Miss Rosalind Lacey has spent all her 26 years in the country, quietly managing the lives of her widowed father and five younger siblings.
When she learns she has contracted the illness that killed her mother, she decides to spend her last few months doing all the things she’s never had the time or opportunity to experience.
With the help of her worldly and notorious aunt, the simply country miss is transformed into a dashing Town sophisticate who cuts a wide and wild swathe through London Society. Since she won’t be around to face the consequences of her behaviour, Miss Lacey does and says exactly what she pleases, even becoming involved with the infamous rake, Max Davenant.
It is an exciting and heady time for the one-time country mouse, until she receives a fateful letter bearing news that turns her glittering new world upside down.
Written by: Candice Hern.
First published: 2001
We first meet MISS ROSALIND LACEY (Rosie to her family) as she is preparing to leave for London for as she puts it “a bit of a holiday”. There’s obviously a mystery about this as she has apparently not left home since her mother died 12 years previously; missing out on her own Season as a result. She’s also going to stay with the black sheep of the family, which her sister claims will doom them all.
MR MAX DAVENANT is 36 yrs old and bored, bored, bored with life. He is also very good friends with Rosie’s aunt (the black sheep) who asks him for his support in chaperoning Rosie.
And so the stage is set…
So what did I like about the book?
I liked the fact that Rosie is not described as a beauty. Stunningly beautiful heroines who are destined to be Diamonds of the First Water are far too common for my liking – it is nice to have an older heroine (26!!) and one who is more ‘handsome’ than beautiful.
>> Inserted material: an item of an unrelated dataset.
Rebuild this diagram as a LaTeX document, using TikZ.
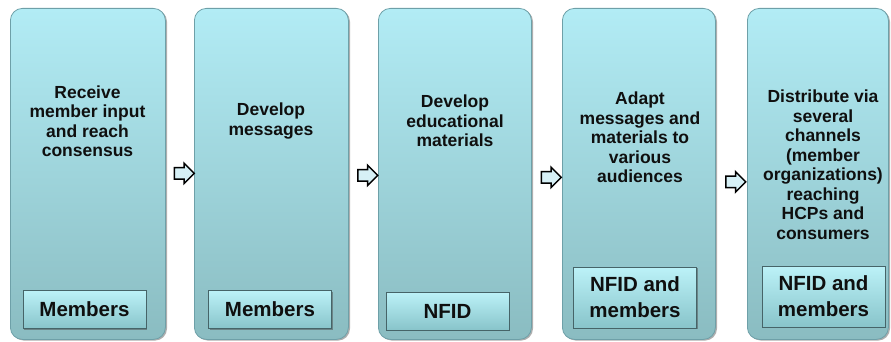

Though she does become beautiful after a classic makeover which kind of ruined it for me.
I loved Aunt Fanny, who was chosen by Rosie to “help her loosen those tight laces that had bound her for so long.” Her desire to live her life as she wished is unusual even today, I can only imagine the courage it took to do so in Regency London.
I also enjoyed the way Rosie sought to grab enjoyment from every experience – there’s definitely a message there for us all; you don’t have to be in imminent danger of dying to enjoy every day to the full.
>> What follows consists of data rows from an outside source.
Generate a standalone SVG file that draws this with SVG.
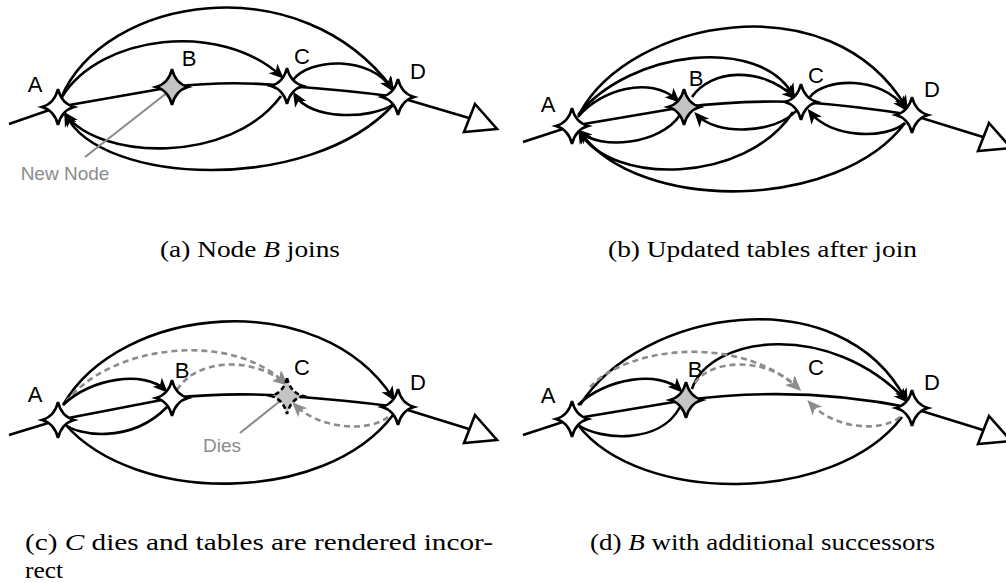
<svg xmlns="http://www.w3.org/2000/svg" width="1006" height="583" viewBox="0 0 1006 583">
<style>
.ln{fill:none;stroke:#000;stroke-width:2.6}
.ar{fill:none;stroke:#000;stroke-width:2.6;marker-end:url(#ah)}
.dg{fill:none;stroke:#8c8c8c;stroke-width:2.6;stroke-dasharray:6 4;marker-end:url(#ahg)}
.gl{fill:none;stroke:#8c8c8c;stroke-width:2.2}
.star{fill:#fff;stroke:#000;stroke-width:2.6}
.starg{fill:#c4c4c4;stroke:#000;stroke-width:2.6}
.stard{fill:#c4c4c4;stroke:#000;stroke-width:2.6;stroke-dasharray:5 3}
.tri{fill:#fff;stroke:#000;stroke-width:2.6}
.lbl{font-family:"Liberation Sans",Arial,sans-serif;font-size:22px;fill:#000;text-anchor:middle}
.glbl{font-family:"Liberation Sans",Arial,sans-serif;font-size:19px;fill:#8c8c8c;text-anchor:middle}
.cap{font-family:"Liberation Serif","Times New Roman",serif;font-size:23px;fill:#000}
</style>
<defs>
<marker id="ah" markerWidth="17" markerHeight="14" refX="12" refY="7" orient="auto" markerUnits="userSpaceOnUse" viewBox="0 0 17 14"><path d="M16,7 L1,0.5 L5,7 L1,13.5 Z" fill="#000"/></marker>
<marker id="ahg" markerWidth="17" markerHeight="14" refX="12" refY="7" orient="auto" markerUnits="userSpaceOnUse" viewBox="0 0 17 14"><path d="M16,7 L1,0.5 L5,7 L1,13.5 Z" fill="#8c8c8c"/></marker>
<path id="st" d="M0,-18 Q3.5,-3.5 16,0 Q3.5,3.5 0,18 Q-3.5,3.5 -16,0 Q-3.5,-3.5 0,-18 Z"/>
</defs>
<rect width="1006" height="583" fill="#fff"/>

<g id="connectors">
  <!-- panel a -->
  <path class="ln" d="M9,124 L58,107 L172,87 Q230,80 287,86 Q345,90 398,97 L469,118"/>
  <path class="ar" d="M61,98 C105,-5 300,-35 392,88"/>
  <path class="ar" d="M62,97 C100,35 220,20 281,76"/>
  <path class="ar" d="M293,80 C310,58 370,55 392,89"/>
  <path class="ar" d="M394,104 C370,120 310,120 295,95"/>
  <path class="ar" d="M281,96 C230,165 100,160 66,115"/>
  <path class="ar" d="M393,105 C310,195 100,185 66,115"/>
  <path class="gl" d="M168,92 L85,157"/>
  <!-- panel b -->
  <path class="ln" d="M523,142 L572,126 L684,107 Q742,100 801,102 Q857,106 912,115 L983,137"/>
  <path class="ar" d="M580,113 C630,20 830,-20 906,107"/>
  <path class="ar" d="M578,115 C630,50 760,35 793,95"/>
  <path class="ar" d="M578,117 C600,90 650,75 677,100"/>
  <path class="ar" d="M692,97 C710,70 760,65 794,97"/>
  <path class="ar" d="M810,97 C825,78 880,75 905,108"/>
  <path class="ar" d="M905,123 C885,140 830,138 810,112"/>
  <path class="ar" d="M797,110 C775,135 715,135 697,115"/>
  <path class="ar" d="M680,115 C660,145 600,150 580,132"/>
  <path class="ar" d="M793,112 C745,185 610,185 580,132"/>
  <path class="ar" d="M905,123 C840,210 640,215 580,132"/>
  <!-- panel c -->
  <path class="ln" d="M9,435 L58,420 L172,398 Q230,392 287,396 Q345,400 398,407 L469,429"/>
  <path class="ar" d="M63,405 C120,305 320,285 393,398"/>
  <path class="dg" d="M66,402 C110,345 230,330 285,383"/>
  <path class="dg" d="M177,390 C195,360 250,355 285,383"/>
  <path class="ar" d="M63,405 C90,378 145,370 165,390"/>
  <path class="ln" d="M167,407 C130,445 75,435 65,424"/>
  <path class="ln" d="M393,415 C325,505 135,505 65,424"/>
  <path class="dg" d="M388,417 C370,432 320,430 295,405"/>
  <path class="gl" d="M280,401 L240,433"/>
  <!-- panel d -->
  <path class="ln" d="M523,435 L572,419 L686,400 Q800,385 912,408 L983,430"/>
  <path class="ar" d="M580,405 C640,310 840,275 906,400"/>
  <path class="ar" d="M692,389 C710,335 830,320 906,400"/>
  <path class="dg" d="M590,387 C630,345 740,335 798,388"/>
  <path class="dg" d="M695,383 C710,360 765,355 798,388"/>
  <path class="ar" d="M578,405 C605,378 660,370 680,390"/>
  <path class="ln" d="M680,407 C660,445 600,440 578,425"/>
  <path class="ln" d="M902,417 C835,505 640,505 578,425"/>
  <path class="dg" d="M900,417 C882,432 835,430 810,403"/>
</g>

<!-- panel a nodes -->
<g id="a-A"><use href="#st" class="star" x="58" y="107"/><text class="lbl" x="35" y="92">A</text></g>
<g id="a-B"><use href="#st" class="starg" x="172" y="87"/><text class="lbl" x="189" y="66">B</text></g>
<g id="a-C"><use href="#st" class="star" x="287" y="86"/><text class="lbl" x="302" y="64">C</text></g>
<g id="a-D"><use href="#st" class="star" x="398" y="97"/><text class="lbl" x="418" y="79">D</text></g>
<g id="a-end"><polygon class="tri" points="475,104 497,129 464,132"/></g>
<g id="a-note"><text class="glbl" x="65" y="180">New Node</text></g>

<!-- panel b nodes -->
<g id="b-A"><use href="#st" class="star" x="572" y="126"/><text class="lbl" x="548" y="112">A</text></g>
<g id="b-B"><use href="#st" class="starg" x="684" y="107"/><text class="lbl" x="696" y="86">B</text></g>
<g id="b-C"><use href="#st" class="star" x="801" y="102"/><text class="lbl" x="816" y="83">C</text></g>
<g id="b-D"><use href="#st" class="star" x="912" y="115"/><text class="lbl" x="932" y="97">D</text></g>
<g id="b-end"><polygon class="tri" points="989,123 1011,148 978,151"/></g>

<!-- panel c nodes -->
<g id="c-A"><use href="#st" class="star" x="58" y="420"/><text class="lbl" x="35" y="402">A</text></g>
<g id="c-B"><use href="#st" class="star" x="172" y="398"/><text class="lbl" x="182" y="378">B</text></g>
<g id="c-C"><use href="#st" class="stard" x="287" y="396"/><text class="lbl" x="302" y="375">C</text></g>
<g id="c-D"><use href="#st" class="star" x="398" y="407"/><text class="lbl" x="418" y="390">D</text></g>
<g id="c-end"><polygon class="tri" points="475,415 497,440 464,443"/></g>
<g id="c-note"><text class="glbl" x="222" y="452">Dies</text></g>

<!-- panel d nodes -->
<g id="d-A"><use href="#st" class="star" x="572" y="419"/><text class="lbl" x="548" y="403">A</text></g>
<g id="d-B"><use href="#st" class="starg" x="686" y="400"/><text class="lbl" x="695" y="377">B</text></g>
<g id="d-C"><text class="lbl" x="816" y="375">C</text></g>
<g id="d-D"><use href="#st" class="star" x="912" y="408"/><text class="lbl" x="932" y="390">D</text></g>
<g id="d-end"><polygon class="tri" points="989,416 1011,441 978,444"/></g>

<!-- captions -->
<g id="captions">
<text class="cap" x="160" y="257" textLength="180" lengthAdjust="spacingAndGlyphs">(a) Node <tspan font-style="italic">B</tspan> joins</text>
<text class="cap" x="608" y="257" textLength="309" lengthAdjust="spacingAndGlyphs">(b) Updated tables after join</text>
<text class="cap" x="25" y="550" textLength="468" lengthAdjust="spacingAndGlyphs">(c) <tspan font-style="italic">C</tspan> dies and tables are rendered incor-</text>
<text class="cap" x="25" y="578" textLength="38" lengthAdjust="spacingAndGlyphs">rect</text>
<text class="cap" x="590" y="550" textLength="345" lengthAdjust="spacingAndGlyphs">(d) <tspan font-style="italic">B</tspan> with additional successors</text>
</g>
</svg>
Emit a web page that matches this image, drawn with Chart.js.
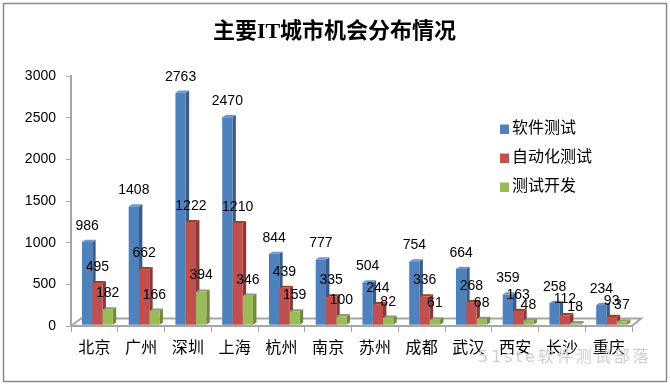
<!DOCTYPE html>
<html><head><meta charset="utf-8">
<style>html,body{margin:0;padding:0;background:#fff}#w{width:670px;height:385px;position:relative}</style>
<script src="https://cdn.jsdelivr.net/npm/chart.js@4"></script>
</head><body><div id="w"><canvas id="c" width="670" height="385"></canvas></div>
<script>
const cities = ['北京','广州','深圳','上海','杭州','南京','苏州','成都','武汉','西安','长沙','重庆'];
const softwareTest = [986,1408,2763,2470,844,777,504,754,664,359,258,234];
const autoTest = [495,662,1222,1210,439,335,244,336,268,163,112,93];
const testDev = [182,166,394,346,159,100,82,61,68,48,18,37];
const seriesNames = ['软件测试','自动化测试','测试开发'];
const chartTitle = '主要IT城市机会分布情况';
const watermark = '51ste软件测试部落';

const faceColors = ['#4F81BD','#C0504D','#9BBB59'];
const sideColors = ['#385D8A','#8C3836','#71893F'];
const topColors  = ['#6E97CC','#A0401F','#8E9A78'];
const CJK = '"Noto Sans CJK SC"';
const LAT = '"Liberation Sans",' + CJK;
const DX = 3, DEPTH_X = 3.4, DEPTH_Y = 2.2;

function swatch(color){
  const s = document.createElement('canvas'); s.width = 14; s.height = 14;
  const g = s.getContext('2d'); g.fillStyle = color; g.fillRect(5,5,9,9);
  return s;
}

const frame = {
  id:'frame',
  beforeDraw(ch){
    const c = ch.ctx; c.save();
    c.fillStyle='#fff'; c.fillRect(0,0,ch.width,ch.height);
    c.strokeStyle='#8A8A8A'; c.lineWidth=1.5;
    c.strokeRect(3.5,3.5,663,378);
    const a = ch.chartArea, b = ch.scales.y.getPixelForValue(0);
    c.strokeStyle='#A6A6A6'; c.lineWidth=2;
    c.beginPath(); c.moveTo(a.left,b); c.lineTo(a.left+10,b-7.5); c.lineTo(a.right+9,b-7.5); c.lineTo(a.right,b); c.stroke();
    c.restore();
  }
};
const depth = {
  id:'depth',
  beforeDatasetsDraw(ch){
    const c = ch.ctx; c.save(); c.translate(DX,0);
    ch.data.datasets.forEach((d,i)=>{
      ch.getDatasetMeta(i).data.forEach(el=>{
        const p = el.getProps(['x','y','base','width'],true);
        const r = p.x+p.width/2, l = p.x-p.width/2;
        c.fillStyle = sideColors[i];
        c.beginPath(); c.moveTo(r,p.y); c.lineTo(r+DEPTH_X,p.y-DEPTH_Y); c.lineTo(r+DEPTH_X,p.base-DEPTH_Y); c.lineTo(r,p.base); c.closePath(); c.fill();
        c.fillStyle = topColors[i];
        c.beginPath(); c.moveTo(l,p.y); c.lineTo(l+DEPTH_X,p.y-DEPTH_Y); c.lineTo(r+DEPTH_X,p.y-DEPTH_Y); c.lineTo(r,p.y); c.closePath(); c.fill();
      });
    });
  },
  afterDatasetsDraw(ch){
    const c = ch.ctx; c.restore();
    c.save();
    c.fillStyle='#000'; c.font='14px '+LAT; c.textAlign='center'; c.textBaseline='middle';
    ch.data.datasets.forEach((d,i)=>{
      ch.getDatasetMeta(i).data.forEach((el,j)=>{
        c.fillText(String(d.data[j]), el.x+DX, el.y-16);
      });
    });
    c.font='16px "DejaVu Sans",'+CJK; c.fillStyle='#CFCFC8'; c.textAlign='left';
    c.letterSpacing='3px';
    c.fillText(watermark, 478, 358);
    c.restore();
  }
};
const placeBoxes = {
  id:'placeBoxes',
  afterLayout(ch){
    const l = ch.legend; l.left = 487; l.top = 105.5; l.right = 670; l.bottom = 260;
    ch.titleBlock.left = 0; ch.titleBlock.right = 669;
  }
};

new Chart(document.getElementById('c'),{
  type:'bar',
  data:{labels:cities,datasets:[
    {label:seriesNames[0],data:softwareTest,backgroundColor:faceColors[0],yAxisID:'yBars'},
    {label:seriesNames[1],data:autoTest,backgroundColor:faceColors[1],yAxisID:'yBars'},
    {label:seriesNames[2],data:testDev,backgroundColor:faceColors[2],yAxisID:'yBars'}
  ]},
  plugins:[frame,depth,placeBoxes],
  options:{
    responsive:false,animation:false,
    layout:{padding:{left:0,right:38,top:0,bottom:29}},
    datasets:{bar:{categoryPercentage:0.66,barPercentage:1}},
    plugins:{
      tooltip:{enabled:false},
      title:{display:true,text:chartTitle,color:'#000',font:{family:'"Liberation Serif",'+CJK,size:22,weight:'bold'},padding:{top:19,bottom:30.6}},
      legend:{position:'chartArea',align:'start',labels:{
        color:'#000',font:{family:CJK,size:16},usePointStyle:true,pointStyleWidth:4,padding:13,
        generateLabels(ch){
          return Chart.defaults.plugins.legend.labels.generateLabels(ch).map((it,i)=>({...it,pointStyle:swatch(faceColors[i]),fontColor:'#000'}));
        }
      }}
    },
    scales:{
      x:{
        grid:{display:true,drawOnChartArea:false,drawTicks:true,tickLength:6,color:'#A6A6A6',offset:true},
        border:{color:'#A6A6A6',width:2},
        ticks:{color:'#000',font:{family:CJK,size:16},padding:5,maxRotation:0,autoSkip:false},
        afterFit(s){s.height=30;}
      },
      y:{
        min:0,max:3000,
        grid:{display:true,drawOnChartArea:false,tickLength:5,color:'#A6A6A6'},
        border:{color:'#A6A6A6',width:2},
        ticks:{color:'#000',font:{family:LAT,size:14},padding:10,stepSize:500,callback:v=>String(v)},
        afterFit(s){s.width=71;}
      },
      yBars:{display:false,min:-15.5,max:2962}
    }
  }
});
</script></body></html>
Ms Hern’s writing is a delight – you can really feel the romance developing between the two main characters and sense the despair when the ‘big misunderstanding’ occurs.
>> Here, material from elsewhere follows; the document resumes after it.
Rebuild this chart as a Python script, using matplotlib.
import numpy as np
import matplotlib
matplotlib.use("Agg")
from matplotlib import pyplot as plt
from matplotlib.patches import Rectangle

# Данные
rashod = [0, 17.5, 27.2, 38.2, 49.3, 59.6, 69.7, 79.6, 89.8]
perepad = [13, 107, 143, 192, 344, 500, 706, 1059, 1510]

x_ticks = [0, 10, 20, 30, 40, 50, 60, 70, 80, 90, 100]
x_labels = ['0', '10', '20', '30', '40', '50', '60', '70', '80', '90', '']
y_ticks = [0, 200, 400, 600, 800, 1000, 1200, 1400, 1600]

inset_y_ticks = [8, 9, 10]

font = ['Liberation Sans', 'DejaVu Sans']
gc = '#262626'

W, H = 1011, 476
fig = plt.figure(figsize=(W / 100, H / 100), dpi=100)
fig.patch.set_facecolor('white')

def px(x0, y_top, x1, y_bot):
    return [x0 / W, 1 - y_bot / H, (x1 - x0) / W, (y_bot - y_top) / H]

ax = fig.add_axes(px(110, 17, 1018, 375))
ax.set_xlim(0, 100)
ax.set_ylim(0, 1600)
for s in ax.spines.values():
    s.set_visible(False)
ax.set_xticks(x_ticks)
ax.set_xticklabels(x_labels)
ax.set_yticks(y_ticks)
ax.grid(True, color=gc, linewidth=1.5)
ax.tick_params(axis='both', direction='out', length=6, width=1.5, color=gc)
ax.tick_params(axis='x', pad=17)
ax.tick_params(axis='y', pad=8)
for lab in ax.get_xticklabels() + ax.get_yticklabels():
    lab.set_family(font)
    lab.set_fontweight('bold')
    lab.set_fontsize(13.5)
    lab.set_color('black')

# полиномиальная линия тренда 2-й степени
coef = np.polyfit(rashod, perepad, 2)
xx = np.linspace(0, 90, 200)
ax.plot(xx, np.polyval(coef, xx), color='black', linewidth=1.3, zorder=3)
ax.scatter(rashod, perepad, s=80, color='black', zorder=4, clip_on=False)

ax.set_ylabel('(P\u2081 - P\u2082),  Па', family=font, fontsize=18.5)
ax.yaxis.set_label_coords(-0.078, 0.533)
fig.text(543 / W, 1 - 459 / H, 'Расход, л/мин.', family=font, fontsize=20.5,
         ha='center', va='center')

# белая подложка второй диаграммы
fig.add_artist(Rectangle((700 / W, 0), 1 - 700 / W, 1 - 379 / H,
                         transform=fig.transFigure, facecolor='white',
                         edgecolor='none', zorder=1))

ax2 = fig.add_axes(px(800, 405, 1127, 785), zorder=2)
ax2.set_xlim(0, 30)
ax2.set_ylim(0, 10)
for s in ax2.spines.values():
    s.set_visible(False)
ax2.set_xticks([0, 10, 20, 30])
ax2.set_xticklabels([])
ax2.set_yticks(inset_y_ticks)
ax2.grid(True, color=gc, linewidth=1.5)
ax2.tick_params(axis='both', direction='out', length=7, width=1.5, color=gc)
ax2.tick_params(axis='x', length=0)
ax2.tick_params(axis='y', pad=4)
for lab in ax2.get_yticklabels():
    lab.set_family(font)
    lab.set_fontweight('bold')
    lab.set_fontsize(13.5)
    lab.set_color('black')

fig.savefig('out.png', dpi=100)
So what did I not like about the book?
I really wish romance writers didn’t always pit the heroine’s female family members against her. In this book it is Rosie’s younger sisters who use her as unpaid help (although she is fortunate enough not to actually live with them) and do not support her desire to go to London.
Also Max’s constant internal harping on whether Rosie was innocent or not got pretty old pretty fast. Just let the woman enjoy herself for goodness sake without wondering if you can bed her!
Max’s lack of a title also puzzled me – his father is the Earl of Blythe so by rights he should have been called The Honourable Max Davenant rather than Mr Max Davenant. I don’t usually get too hung up on historical discrepancies but this is a pretty obvious error for an experienced writer like Ms Hern to make. And so it did annoy me.
How did I feel at the end?
That’s really the important thing isn’t it? Did I feel the HEA was right? Did I feel happy or disappointed by the misunderstandings? Was I left with a warm and fuzzy feeling or wishing I could get my money back?
Let’s take those questions in order:
Yes I felt the HEA was right though it felt a bit rushed ultimately.
The misunderstanding made sense and I could emphasise with Rosie’s decisions – they made sense given her behaviour.
I was definitely left with a warm and fuzzy feeling, mainly due to the way the book ultimately ended.
Overall, Highly Recommended for people who like ‘older’ heroines; believable misunderstandings; and some humour – best served with a glass of red wine and some chocolate I believe.